Four years ago, Turkey’s leading media mogul Aydın Doğan was fined roughly $500 million for tax irregularities. The amount was unprecedented in Turkish history and many, including Doğan himself, held that it was merely a power play to silence his media empire, which had been critical of Erdoğan’s regime. And as of 2012, Turkey had the largest number of jailed journalists in the world—more than Iran and China. According to the Press Freedom Index, Turkey ranks in the bottom 14%. Rather than embracing their critique, Erdoğan has chosen instead to shoo his dissenters aside.

And the government’s encroachment on private lives is becoming more blatant every day. Erdoğan has repeatedly urged that women have at least three children, going as far as pushing through a law that offers tax cuts to families that comply. Last month, subway authorities in Ankara reprimanded a couple for kissing in public. And just a few days ago, the AKP proposed a law that grants Turkey’s National Intelligence Agency (MIT) unilateral authority to carry out operations against any citizens deemed as a threat to national interests. What exactly “threat” and “national interests” mean are no doubt purposefully made ambiguous.

In order to understand the AKP’s anti-democratic stance one needs only to listen to Erdoğan’s speeches. The prime minister’s “one-man show” is manifest in his constant use of the first person singular pronoun. Phrases like “my police,” “my minister,” “my party,” “my governor,” and “my representative” are used frequently during his addresses. Most recently, in his increasingly inflammatory style, Erdoğan underhandedly threatened the Gezi Park protestors by claiming that he can hardly keep “[his] 50%” from taking to the streets, referring to the number of votes AKP received in the November 2011 elections. How long can Erdoğan pretend he advocates democracy, when he is incapable of recognizing that if Turkey’s government is indeed democratic, it should serve its people above all else?

Erdoğan’s rise to power came with the promise of a stronger economy and, ironically, a stronger democracy. But, in a chilling speech delivered at the Muslim Arab Youth Association Conference in Ohio in 1996, Erdoğan described democracy as “a means to an end, not the end itself.” Another infamous remark by him likens democracy to a train. “Democracy is like a train. We shall get out when we arrive at the station we want.”

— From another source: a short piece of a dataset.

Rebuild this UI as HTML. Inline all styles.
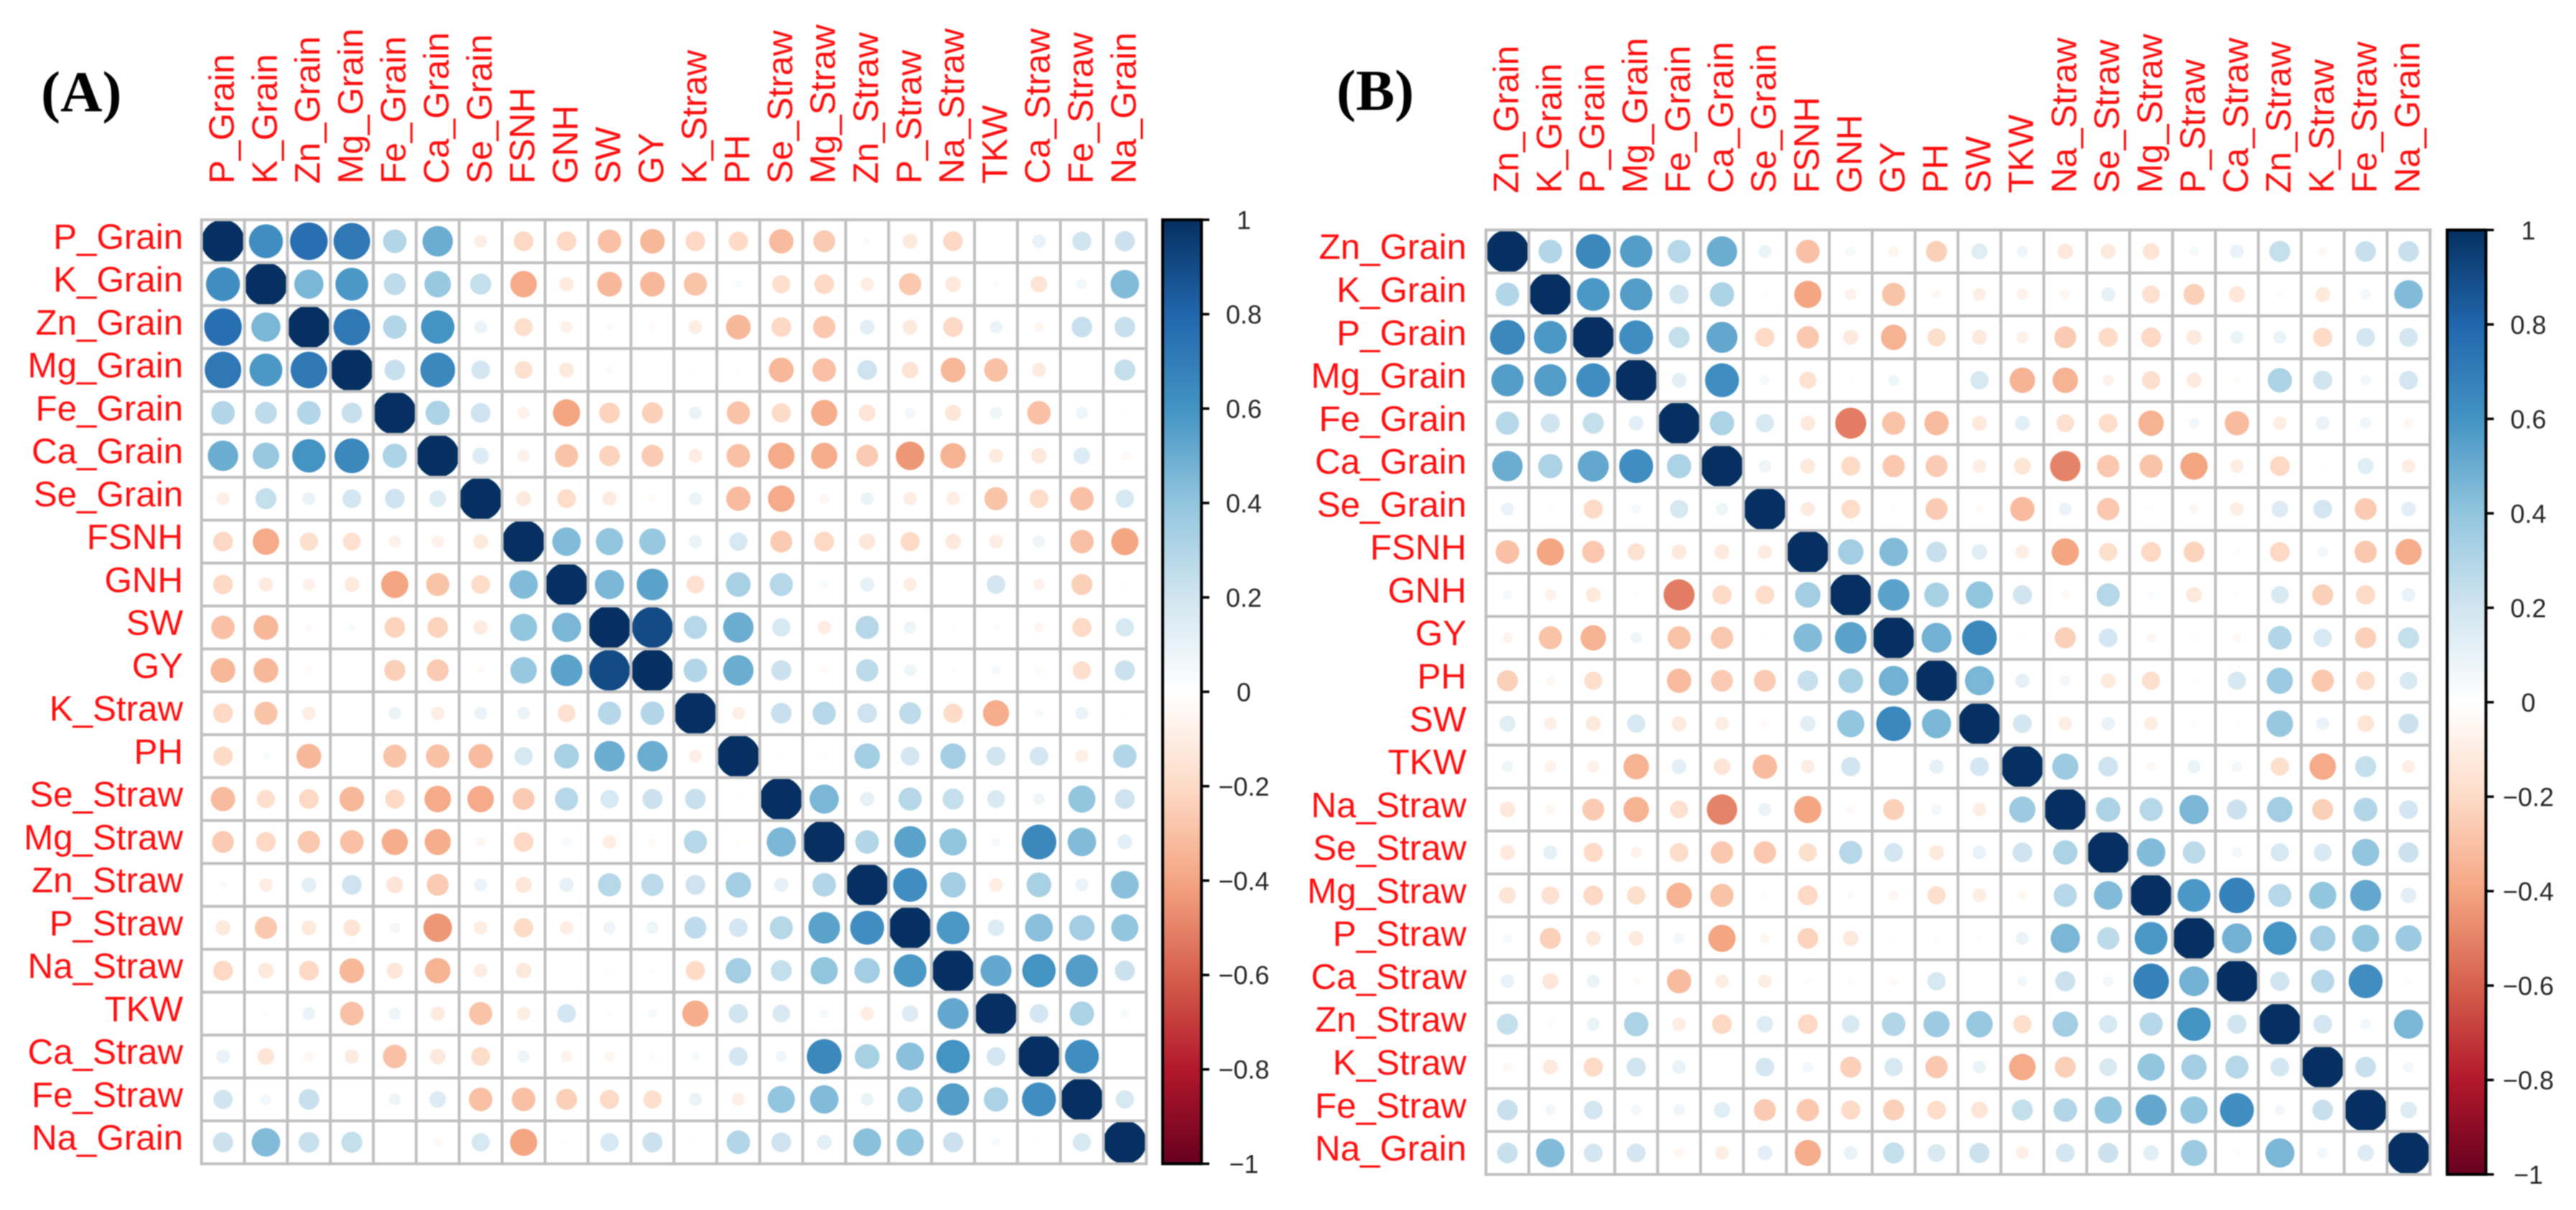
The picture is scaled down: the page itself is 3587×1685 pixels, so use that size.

Now that he has largely accomplished the former, is it time to ditch the democracy train? And, if so, with what destination in mind? Many fear that Erdoğan has known the answer to these questions since before his reign. During a speech he made in 1997 as Istanbul’s mayor, Erdoğan thundered: “Our only goal is an Islamic state.”

What the Gezi Park protests have shown is that the citizens who are fearful of an increasingly anti-democratic government will unite around their common past and common sensibilities against the threat of losing their democratic rights. A seemingly progressive economy cannot be sustained without a united, democratic society to support it. Erdoğan needs to reconsider his definition of democracy. This might be a good time for him to step off the train and lend an ear to the people on the streets. Turkish people have realized that AKP’s economic growth plan means little if it requires sacrificing democratic freedom.